There’s also a fair amount of projecting going on: If I’m a winner in bidding for a vacation week on the Cote d’Azur, then little Johnny or Janie will be a winner, too. Combine that with very real economic anxieties, and it’s easy to understand why parental emotions have been ramping up to fresh heights.

Just look at some recent auction headlines, which are less about the children and more about messed-up adults. In El Paso, a “Slave for a Day” auction sparked an angry firestorm. At a high school’s PTA fundraiser in Ohio’s Erie County, several underage kids were busted for getting blitzed and smoking pot – right under the noses of parent chaperones. And in Concord, California, police were called when three dads started squawking at each other, causing the elementary-school auction to be halted for 20 minutes while tensions simmered down.
It doesn’t have to be that way, of course. Some tips on navigating the tricky waters of the school fundraiser:

Keep the alcohol to a minimum. Too much Merlot is exactly what auctioneers are hoping for. If you’re trying to stick to a bidding strategy and secure a great deal on that Hamptons cottage rental, better to remain stone-cold sober.

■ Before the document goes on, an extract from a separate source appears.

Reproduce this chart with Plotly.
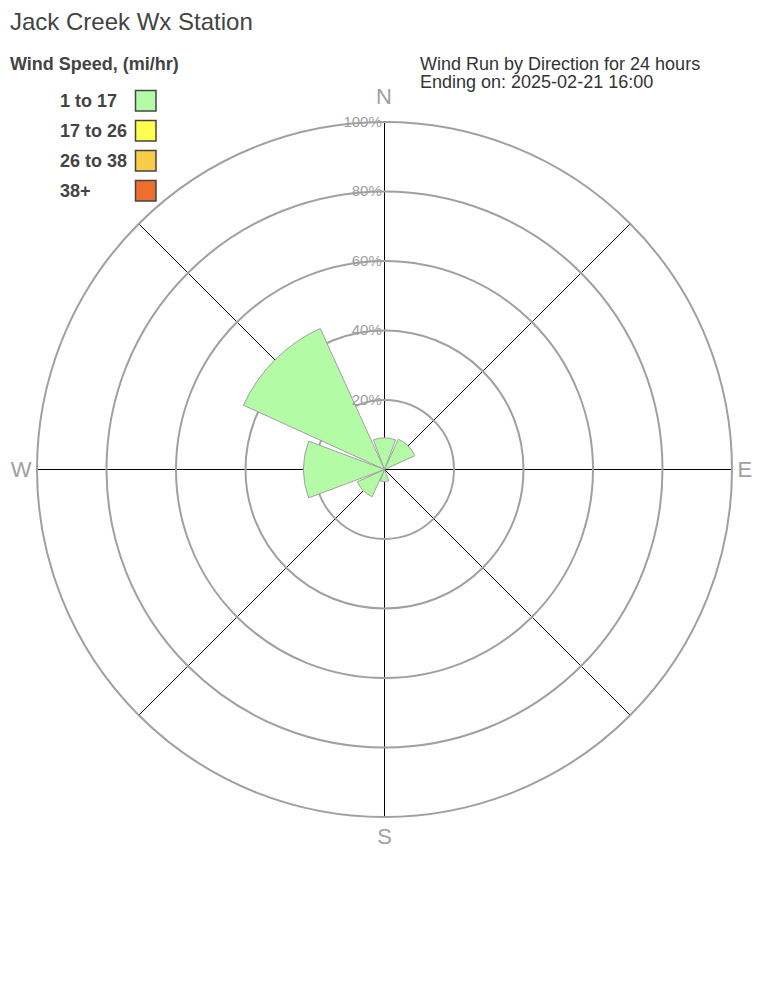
import plotly.graph_objects as go

directions = ["N", "NE", "E", "SE", "S", "SW", "W", "NW"]
dir_angles = [0, 45, 90, 135, 180, 225, 270, 315]
speed_bins = ["1 to 17", "17 to 26", "26 to 38", "38+"]
bin_colors = ["#b3fba5", "#ffff4d", "#f7cc48", "#ee6e2f"]
# percent of wind run per direction for each speed bin
run_1_17 = [9.1, 9.6, 0, 0, 3.5, 8.6, 23.3, 44.6]
run_17_26 = [0, 0, 0, 0, 0, 0, 0, 0]
run_26_38 = [0, 0, 0, 0, 0, 0, 0, 0]
run_38p = [0, 0, 0, 0, 0, 0, 0, 0]
series = [run_1_17, run_17_26, run_26_38, run_38p]
radial_ticks = [20, 40, 60, 80, 100]
radial_labels = ["20%", "40%", "60%", "80%", "100%"]

W, H = 768, 1008
OFF = 8  # page body margin
FONT = "Liberation Sans, Arial, sans-serif"


def fx(x):
    return (x - OFF) / W


def fy(y):
    return 1 - (y - OFF) / H


fig = go.Figure()
for name, vals, col in zip(speed_bins, series, bin_colors):
    fig.add_trace(go.Barpolar(
        r=vals, theta=dir_angles, width=[41] * len(dir_angles), name=name,
        marker=dict(color=col, line=dict(color="#a0a0a0", width=1)),
        showlegend=False, hoverinfo="skip",
    ))

cx, cy, R = 384.5, 469.5, 347.5
fig.update_layout(
    width=W, height=H,
    margin=dict(l=0, r=0, t=0, b=0),
    paper_bgcolor="white", plot_bgcolor="white",
    font=dict(family=FONT, color="#444"),
    barmode="stack",
    polar=dict(
        domain=dict(x=[fx(cx - R), fx(cx + R)], y=[fy(cy + R), fy(cy - R)]),
        bgcolor="white",
        angularaxis=dict(
            rotation=90, direction="clockwise",
            tickmode="array", tickvals=[0, 45, 90, 135, 180, 225, 270, 315],
            ticktext=["", "", "E", "", "S", "", "W", ""],
            tickfont=dict(size=22, color="#a0a0a0", family=FONT),
            ticks="", showgrid=True, gridcolor="black", gridwidth=1,
            showline=True, linecolor="#a0a0a0", linewidth=2,
        ),
        radialaxis=dict(
            range=[0, 100], tickmode="array", tickvals=radial_ticks, ticktext=radial_labels,
            angle=90, tickangle=90, side="counterclockwise",
            tickfont=dict(size=15, color="#a0a0a0", family=FONT),
            showline=False, ticks="", showgrid=True, gridcolor="#a0a0a0", gridwidth=1.6,
        ),
    ),
)

ann = [
    dict(text="Jack Creek Wx Station", x=10, y=22, font=dict(size=24, color="#444"), xanchor="left"),
    dict(text="<b>Wind Speed, (mi/hr)</b>", x=10, y=64, font=dict(size=18, color="#444"), xanchor="left"),
    dict(text="Wind Run by Direction for 24 hours", x=420, y=64, font=dict(size=18, color="#333"), xanchor="left"),
    dict(text="Ending on: 2025-02-21 16:00", x=420, y=82, font=dict(size=18, color="#333"), xanchor="left"),
    dict(text="N", x=384, y=96, font=dict(size=22, color="#a0a0a0"), xanchor="center"),
]
shapes = []
for i, (name, col) in enumerate(zip(speed_bins, bin_colors)):
    yc = 100.5 + 30 * i
    ann.append(dict(text="<b>%s</b>" % name, x=60, y=yc, font=dict(size=18, color="#444"), xanchor="left"))
    shapes.append(dict(type="rect", xref="paper", yref="paper",
                       x0=fx(135.5), x1=fx(156), y0=fy(yc - 10), y1=fy(yc + 10.5),
                       fillcolor=col, line=dict(color="#444", width=1.5)))
for a in ann:
    shift = -2 if a["xanchor"] == "left" else 0
    a.update(xref="paper", yref="paper", x=fx(a["x"] + shift), y=fy(a["y"]),
             yanchor="middle", showarrow=False)
    a["font"]["family"] = FONT
fig.update_layout(annotations=ann, shapes=shapes)

fig.write_html("out.html")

Team up. Instead of trying to one-up other parents with a lavish bid, think about partnering up to win an item. Not only will you cut your potential costs in half, you’ll make the evening more about camaraderie than competition.

Use cash. The bane of any balanced budget is the credit card. Painless swipe at first, painful statement later. If you leave the card at home and limit your auction bids to the cash in your pocket, you’ll have a better shot at ending the night with your monthly budget still intact.
As for Nancy Wurtzel, she ended up yanking her daughter out of the Ultimate Fighting-inspired private school the following year, and placing her in public school instead. Her child is now headed to Boston University in the fall, apparently undamaged by the memory of parents gone wild.

The school auction’s organizers, meanwhile, had to look elsewhere for their next parental cage match. “Needless to say, we were never allowed to have another fundraiser at that location again.”